At Whitfield, we’d see a few Monarchs, a couple of other common species, and our target butterfly for the day, Bordered Patch.
Also fun to see was a Verdin in the tree where they’ve nested at least the last couple of years.
This past Monday, we’d arranged to meet with Steve Cary (the NM Butterfly Guy) to look for a couple special butterflies at Wild Rivers Recreation Area, part of the new Río Grande del Norte National Monument, near Questa. We’d asked him probably a year ago where we might try for a Mead’s Wood-Nymph, and not only did he tell us but agreed to help us try to find one. This would be a life butterfly for both of us and the last of the four US species of Wood-Nymph on the list. He also wanted to find Yuma Skipper for us. I’d thought I might have seen one in California years ago, but don’t have it checked on my life list, and their range seems mostly Utah and Nevada, so it would be another lifer both for my US and NM list. Even more special, and I hadn’t realized it until he told us and I read up on it at home, was that Steve had been the first to identify and name the sub-species seen in this area, Ochlodes yuma anasazi (Anasazi Skipper).
The area had been noticeably impacted by the ongoing drought of the last several years, and we were all a little concerned seeing very few butterflies in any of the places we looked.
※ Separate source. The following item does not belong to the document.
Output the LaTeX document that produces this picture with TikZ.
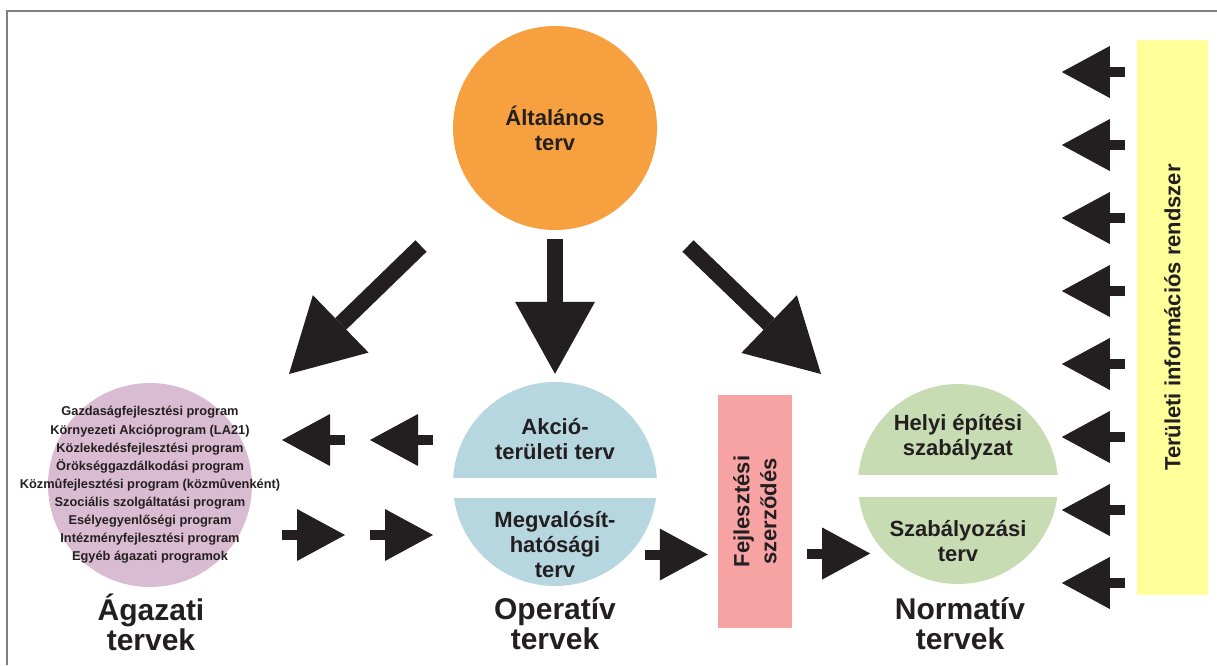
\documentclass[tikz,border=0pt]{standalone}
\usepackage{fontspec}
\setmainfont{Liberation Sans}
\usetikzlibrary{arrows.meta, calc}
\definecolor{xorange}{HTML}{F7A040}
\definecolor{xpink}{HTML}{DABCD2}
\definecolor{xblue}{HTML}{B6D7E0}
\definecolor{xgreen}{HTML}{C8DCB3}
\definecolor{xsalmon}{HTML}{F7A3A3}
\definecolor{xyellow}{HTML}{FFFF99}
\definecolor{xdark}{HTML}{231F20}
\definecolor{xframe}{HTML}{808080}
\tikzset{
	disc/.style = {circle, fill=#1, minimum size=204pt, inner sep=0pt},
	panel/.style = {fill=#1, inner sep=0pt},
	bigarrow/.style = {xdark, line width=16pt, -{Triangle[length=72pt, width=80pt, line width=0pt]}},
	smallarrow/.style = {xdark, line width=10pt, -{Triangle[length=48pt, width=52pt, line width=0pt]}},
	midtext/.style = {text=xdark, font=\bfseries\fontsize{22}{25}\selectfont, align=center},
	smalltext/.style = {text=xdark, font=\bfseries\fontsize{12.8}{18.1}\selectfont, align=center},
	bigtext/.style = {text=xdark, font=\bfseries\fontsize{30}{30}\selectfont, align=center},
}

\begin{document}
\begin{tikzpicture}[x=1pt, y=-1pt]
	\useasboundingbox (0,0) rectangle (1217,665);
	\draw[xframe, line width=2pt] (7,665) -- (7,11) -- (1217,11);
	% circles and bars
	\node[disc=xorange] (alt) at (555,128) {};
	\node[disc=xpink] (ag) at (150,485) {};
	\node[disc=xblue] (op) at (555,484) {};
	\node[disc=xgreen, minimum size=200pt] (norm) at (958,484) {};
	\fill[white] ($(op.west)+(-2,-6)$) rectangle ($(op.east)+(2,14)$);
	\fill[white] ($(norm.west)+(-2,-9)$) rectangle ($(norm.east)+(2,13)$);
	\node[panel=xsalmon, minimum width=74pt, minimum height=233pt] (fej) at (755,511.5) {};
	\node[panel=xyellow, minimum width=71pt, minimum height=555pt] (yel) at (1172.5,317.5) {};
	% texts
	\node[midtext] (alttext) at (alt) {Általános\\terv};
	\node[smalltext] (agtext) at (ag) {Gazdaságfejlesztési program\\Környezeti Akcióprogram (LA21)\\Közlekedésfejlesztési program\\Örökséggazdálkodási program\\Közmûfejlesztési program (közmûvenként)\\Szociális szolgáltatási program\\Esélyegyenlőségi program\\Intézményfejlesztési program\\Egyéb ágazati programok};
	\node[midtext] (optop) at (555,439) {Akció-\\területi terv};
	\node[midtext] (opbot) at (555,545) {Megvalósít-\\hatósági\\terv};
	\node[midtext] (normtop) at (958,437) {Helyi építési\\szabályzat};
	\node[midtext] (normbot) at (958,541) {Szabályozási\\terv};
	\node[midtext, rotate=90, font=\bfseries\fontsize{22}{27}\selectfont] (fejtext) at (fej) {Fejlesztési\\szerződés};
	\node[midtext, rotate=90] (yeltext) at (yel) {Területi információs rendszer};
	\node[bigtext] (aglabel) at (151,622) {Ágazati\\tervek};
	\node[bigtext] (oplabel) at (555,624) {Operatív\\tervek};
	\node[bigtext] (normlabel) at (960,624) {Normatív\\tervek};
	% arrows
	\coordinate (ltop) at (421,246);
	\coordinate (ltip) at (289,374);
	\coordinate (rtop) at (688,246);
	\coordinate (rtip) at (821,374);
	\draw[bigarrow] (ltop) -- (ltip);
	\draw[bigarrow, shorten <=9pt, shorten >=8pt] (alt) -- (op);
	\draw[bigarrow] (rtop) -- (rtip);
	\foreach \x in {282,370} {
		\draw[smallarrow] (\x+63,440) -- (\x,440);
		\draw[smallarrow] (\x,535) -- (\x+63,535);
	}
	\draw[smallarrow] ($(fej.west)+(-73,43)$) -- ++(63,0);
	\draw[smallarrow] ($(fej.east)+(15,42)$) -- ++(63,0);
	\foreach \y in {72,145,...,583}
		\draw[smallarrow] ($(yel.west |- 0,\y)+(-12,0)$) -- ++(-63,0);
\end{tikzpicture}
\end{document}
It was therefore quite satisfying to finally spot a total of three of the Anasazi Skipper (one that flew before any of us could photograph it, one that stayed just long enough for me to photograph, and finally one that perched on the ground for all of us to get nice long looks)-here’s that second one.
Steve seemed to expect the Mead’s Wood-Nymph to be a slam dunk and took us to a couple of spots on the way out where the chamisa looked good for seeing one. It took a couple of stops and some pretty intense looking, but Steve was soon successful at spotting the first one and then we’d get to see several more.
One day, two lifers…not bad, and brings my US list to 477.
Time to wrap up this posting…pretty much the only photograph I’ve gotten since Monday was this nicely-posed Arizona Sister from yesterday at Cienega Canyon.